Calvin folded his arms over his chest. “Sarah Anne, what will happen to the foster kids after they leave the Schmidts? Will they get adopted?”
“If I’m not mistaken, I believe each case is different. Some of the boys and girls will go back to their parents. Others will go to another foster home. And, God willing, hopefully some of the children will get adopted. I, for one, would love to hear that each goes to a place where they feel wanted and loved.”
“?‘Wanted and loved,’?” he murmured.
“Calvin, thank you again for helping me today. If not for you… Well, I don’t even want to think what could have happened!”
“You caught me off guard, I tell you that. But I liked reading the book. I enjoy kinner.”
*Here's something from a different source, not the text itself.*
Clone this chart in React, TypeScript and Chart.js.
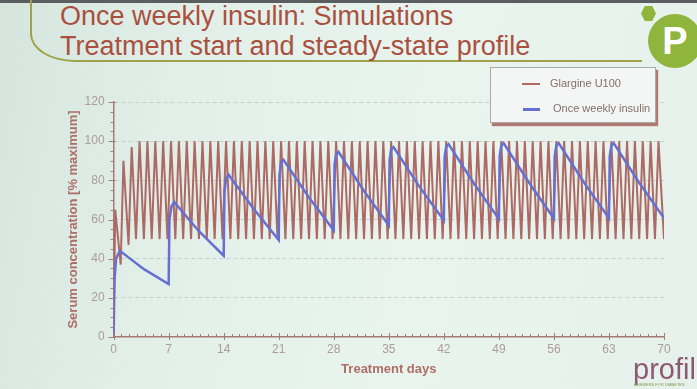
import React, { useEffect, useRef } from "react";
import { Chart, registerables } from "chart.js";

Chart.register(...registerables);

// ---- data ----
const xTickValues = [0, 7, 14, 21, 28, 35, 42, 49, 56, 63, 70];
const yTickValues = [0, 20, 40, 60, 80, 100, 120];

const glargineDays = [
  0, 0.2, 0.9, 1.25, 1.9, 2.3, 2.85,
  3.3, 3.85, 4.3, 4.85, 5.3, 5.85, 6.3, 6.85, 7.3, 7.85,
  8.3, 8.85, 9.3, 9.85, 10.3, 10.85, 11.3, 11.85, 12.3, 12.85,
  13.3, 13.85, 14.3, 14.85, 15.3, 15.85, 16.3, 16.85, 17.3, 17.85,
  18.3, 18.85, 19.3, 19.85, 20.3, 20.85, 21.3, 21.85, 22.3, 22.85,
  23.3, 23.85, 24.3, 24.85, 25.3, 25.85, 26.3, 26.85, 27.3, 27.85,
  28.3, 28.85, 29.3, 29.85, 30.3, 30.85, 31.3, 31.85, 32.3, 32.85,
  33.3, 33.85, 34.3, 34.85, 35.3, 35.85, 36.3, 36.85, 37.3, 37.85,
  38.3, 38.85, 39.3, 39.85, 40.3, 40.85, 41.3, 41.85, 42.3, 42.85,
  43.3, 43.85, 44.3, 44.85, 45.3, 45.85, 46.3, 46.85, 47.3, 47.85,
  48.3, 48.85, 49.3, 49.85, 50.3, 50.85, 51.3, 51.85, 52.3, 52.85,
  53.3, 53.85, 54.3, 54.85, 55.3, 55.85, 56.3, 56.85, 57.3, 57.85,
  58.3, 58.85, 59.3, 59.85, 60.3, 60.85, 61.3, 61.85, 62.3, 62.85,
  63.3, 63.85, 64.3, 64.85, 65.3, 65.85, 66.3, 66.85, 67.3, 67.85,
  68.3, 68.85, 69.3, 70,
];
const glargineLevels = [
  0, 65, 37, 90, 47, 97, 50,
  100, 50, 100, 50, 100, 50, 100, 50, 100, 50,
  100, 50, 100, 50, 100, 50, 100, 50, 100, 50,
  100, 50, 100, 50, 100, 50, 100, 50, 100, 50,
  100, 50, 100, 50, 100, 50, 100, 50, 100, 50,
  100, 50, 100, 50, 100, 50, 100, 50, 100, 50,
  100, 50, 100, 50, 100, 50, 100, 50, 100, 50,
  100, 50, 100, 50, 100, 50, 100, 50, 100, 50,
  100, 50, 100, 50, 100, 50, 100, 50, 100, 50,
  100, 50, 100, 50, 100, 50, 100, 50, 100, 50,
  100, 50, 100, 50, 100, 50, 100, 50, 100, 50,
  100, 50, 100, 50, 100, 50, 100, 50, 100, 50,
  100, 50, 100, 50, 100, 50, 100, 50, 100, 50,
  100, 50, 100, 50, 100, 50, 100, 50, 100, 50,
  100, 50, 100, 50,
];

const weeklyDays = [
  0, 0.1, 0.3, 0.8, 3.9, 7,
  7.1, 7.35, 7.7, 10.85, 14,
  14.1, 14.3, 14.6, 17.8, 21,
  21.1, 21.3, 21.6, 24.8, 28,
  28.1, 28.3, 28.6, 31.8, 35,
  35.1, 35.3, 35.6, 38.8, 42,
  42.1, 42.3, 42.6, 45.8, 49,
  49.1, 49.3, 49.6, 52.8, 56,
  56.1, 56.3, 56.6, 59.8, 63,
  63.1, 63.3, 63.6, 66.8, 70,
];
const weeklyLevels = [
  0, 28, 40, 44, 34.5, 27,
  60, 66.5, 69, 54, 41.5,
  74, 81, 83, 65.5, 49.5,
  83, 89, 90.5, 71.5, 54.5,
  88, 93, 94.5, 74.8, 57,
  90.5, 95.5, 97, 77.3, 59.5,
  92, 97, 98.5, 78.5, 60.3,
  92.5, 97.5, 99, 79, 60.5,
  92.5, 97.5, 99, 79, 60.7,
  92.5, 97.5, 99, 79, 60.7,
];

const seriesNames = ["Glargine U100", "Once weekly insulin"];

// ---- styles ----
const FONT = "'Liberation Sans', Arial, Helvetica, sans-serif";
const BROWN = "#ad6963";
const BLUE = "#6670d2";
const AXIS = "#a77a74";
const TICK_TEXT = "#ad9c99";
const TITLE_TEXT = "#ad6e66";
const GRID = "#c6cfcb";

const tickPlugin = {
  id: "minorMajorTicks",
  afterDraw(chart: any) {
    const { ctx, scales } = chart;
    const x = scales.x;
    const y = scales.y;
    ctx.save();
    ctx.strokeStyle = AXIS;
    ctx.lineWidth = 1;
    for (let d = 0; d <= 70; d += 1) {
      const px = Math.round(x.getPixelForValue(d)) + 0.5;
      const major = d % 7 === 0;
      ctx.beginPath();
      ctx.moveTo(px, y.bottom - (major ? 4 : 3));
      ctx.lineTo(px, y.bottom + (major ? 3 : 0));
      ctx.stroke();
    }
    for (let v = 0; v <= 120; v += 5) {
      const py = Math.round(y.getPixelForValue(v)) + 0.5;
      const major = v % 20 === 0;
      ctx.beginPath();
      ctx.moveTo(x.left - (major ? 5 : 3), py);
      ctx.lineTo(x.left + (major ? 2 : 0), py);
      ctx.stroke();
    }
    ctx.restore();
  },
};

export default function App() {
  const ref = useRef<HTMLCanvasElement>(null);

  useEffect(() => {
    const chart = new Chart(ref.current as HTMLCanvasElement, {
      type: "line",
      data: {
        datasets: [
          {
            label: seriesNames[0],
            data: glargineDays.map((d, i) => ({ x: d, y: glargineLevels[i] })),
            borderColor: BROWN,
            borderWidth: 2,
            pointRadius: 0,
            tension: 0,
            order: 1,
          },
          {
            label: seriesNames[1],
            data: weeklyDays.map((d, i) => ({ x: d, y: weeklyLevels[i] })),
            borderColor: BLUE,
            borderWidth: 2.5,
            pointRadius: 0,
            tension: 0,
            order: 0,
          },
        ],
      },
      options: {
        responsive: false,
        animation: false,
        layout: { padding: { top: 102, left: 66, right: 33, bottom: 8 } },
        plugins: { legend: { display: false }, tooltip: { enabled: false } },
        scales: {
          x: {
            type: "linear",
            min: 0,
            max: 70,
            afterBuildTicks: (s: any) => {
              s.ticks = xTickValues.map((v) => ({ value: v }));
            },
            ticks: {
              color: TICK_TEXT,
              font: { family: FONT, size: 12 },
              padding: 5,
              maxRotation: 0,
              autoSkip: false,
            },
            grid: { display: false, drawTicks: false },
            border: { color: AXIS, width: 1.5 },
            title: {
              display: true,
              text: "Treatment days",
              color: TITLE_TEXT,
              font: { family: FONT, size: 13, weight: "bold" },
              padding: { top: 0, bottom: 4 },
            },
          },
          y: {
            min: 0,
            max: 120,
            afterBuildTicks: (s: any) => {
              s.ticks = yTickValues.map((v) => ({ value: v }));
            },
            ticks: {
              color: TICK_TEXT,
              font: { family: FONT, size: 12 },
              padding: 9,
            },
            grid: {
              color: (c: any) => (c.tick && c.tick.value === 0 ? "rgba(0,0,0,0)" : GRID),
              drawTicks: false,
              lineWidth: 1,
            },
            border: { color: AXIS, width: 1.5, dash: [4, 3] },
            title: {
              display: true,
              text: "Serum concentration [% maximum]",
              color: TITLE_TEXT,
              font: { family: FONT, size: 13, weight: "bold" },
              padding: { top: 0, bottom: -6 },
            },
          },
        },
      },
      plugins: [tickPlugin],
    } as any);
    return () => chart.destroy();
  }, []);

  return (
    <div
      style={{
        position: "fixed",
        left: 0,
        top: 0,
        width: 697,
        height: 389,
        overflow: "hidden",
        background:
          "linear-gradient(100deg, #d5e5de 0%, #e2efe9 25%, #e9f4ee 60%, #e7f1ec 100%)",
        fontFamily: FONT,
      }}
    >
      {/* top bezel strip */}
      <div style={{ position: "absolute", left: 0, top: 0, width: 697, height: 3, background: "#5a5e60" }} />
      {/* olive frame */}
      <div
        style={{
          position: "absolute",
          left: 30,
          top: -10,
          width: 610,
          height: 70,
          borderLeft: "2px solid #9ea34a",
          borderBottom: "2px solid #9ea34a",
          borderBottomLeftRadius: "45px 28px",
        }}
      />
      <div
        style={{
          position: "absolute",
          left: 60,
          top: 1,
          fontSize: 27,
          lineHeight: "30px",
          color: "#a9503f",
          whiteSpace: "nowrap",
        }}
      >
        <div>Once weekly insulin: Simulations</div>
        <div>Treatment start and steady-state profile</div>
      </div>
      {/* logo */}
      <div
        style={{
          position: "absolute",
          left: 641,
          top: 6,
          width: 15,
          height: 15,
          background: "#8fb53c",
          clipPath: "polygon(25% 0, 75% 0, 100% 50%, 75% 100%, 25% 100%, 0 50%)",
        }}
      />
      <div
        style={{
          position: "absolute",
          left: 648,
          top: 14,
          width: 54,
          height: 54,
          borderRadius: "50%",
          background: "#8fb53c",
          color: "#ffffff",
          fontWeight: "bold",
          fontSize: 38,
          lineHeight: "54px",
          textAlign: "center",
        }}
      >
        P
      </div>

      <canvas ref={ref} width={697} height={389} style={{ position: "absolute", left: 0, top: 0 }} />

      {/* legend */}
      <div
        style={{
          position: "absolute",
          left: 490,
          top: 67,
          width: 164,
          height: 54,
          border: "1px solid #a9a9a9",
          background: "#f3f6f4",
          boxShadow: "2px 3px 1px rgba(160,80,70,0.75)",
          fontSize: 11,
          color: "#836f6c",
        }}
      >
        <div style={{ position: "absolute", left: 31, top: 15, width: 18, height: 2, background: BROWN }} />
        <div style={{ position: "absolute", left: 59, top: 9, whiteSpace: "nowrap" }}>{seriesNames[0]}</div>
        <div style={{ position: "absolute", left: 32, top: 40, width: 17, height: 2.5, background: BLUE }} />
        <div style={{ position: "absolute", left: 62, top: 34, whiteSpace: "nowrap" }}>{seriesNames[1]}</div>
      </div>

      {/* footer brand */}
      <div
        style={{
          position: "absolute",
          left: 633,
          top: 354,
          fontSize: 29,
          color: "#8c5a72",
          whiteSpace: "nowrap",
          lineHeight: "30px",
        }}
      >
        profil
      </div>
      <div
        style={{
          position: "absolute",
          left: 634,
          top: 382,
          fontSize: 4,
          color: "#7f9a48",
          whiteSpace: "nowrap",
        }}
      >
        ANSWERS FOR DIABETES
      </div>
    </div>
  );
}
A shadow appeared in his eyes. Sarah Anne wondered what made him so sad but didn’t dare pry. She’d already intruded upon him enough. “Do you need any help finding books?”
“Nee. I came in for a couple history books I’ve been thinking about. I’ll go see if any are available.”
She pointed to the computer station. “You can always order books, and I’ll bring them next time. That way you won’t have to read to children. You’ll be on your way.”
“I know it might be quicker, but I didn’t mind reading to them. It was kind of fun.” Obviously still thinking about the foster children, he turned to face her again. “Sarah Anne, about how long does Ruth keep each foster child?”
“How long? Oh, I don’t know. Usually a couple of months. Sometimes longer. Why?”
He smiled in a distracted way before walking to the small nonfiction section.
She watched him, wondering what was on his mind. Anxious to not be caught staring, Sarah Anne sprayed some hand sanitizer on her hands—really, those kids were a messy lot—then busied herself by putting the picture books back to rights.
She was going to need to get on her way in thirty minutes’ time.
Glancing at Calvin again, she slowed her pace. She might be a little late departing after all. Calvin seemed to really need this visit today. Since her goal was to serve her patrons and their needs, Sarah Anne was happy to give Calvin as much time as he wanted. After all, he’d just saved her day.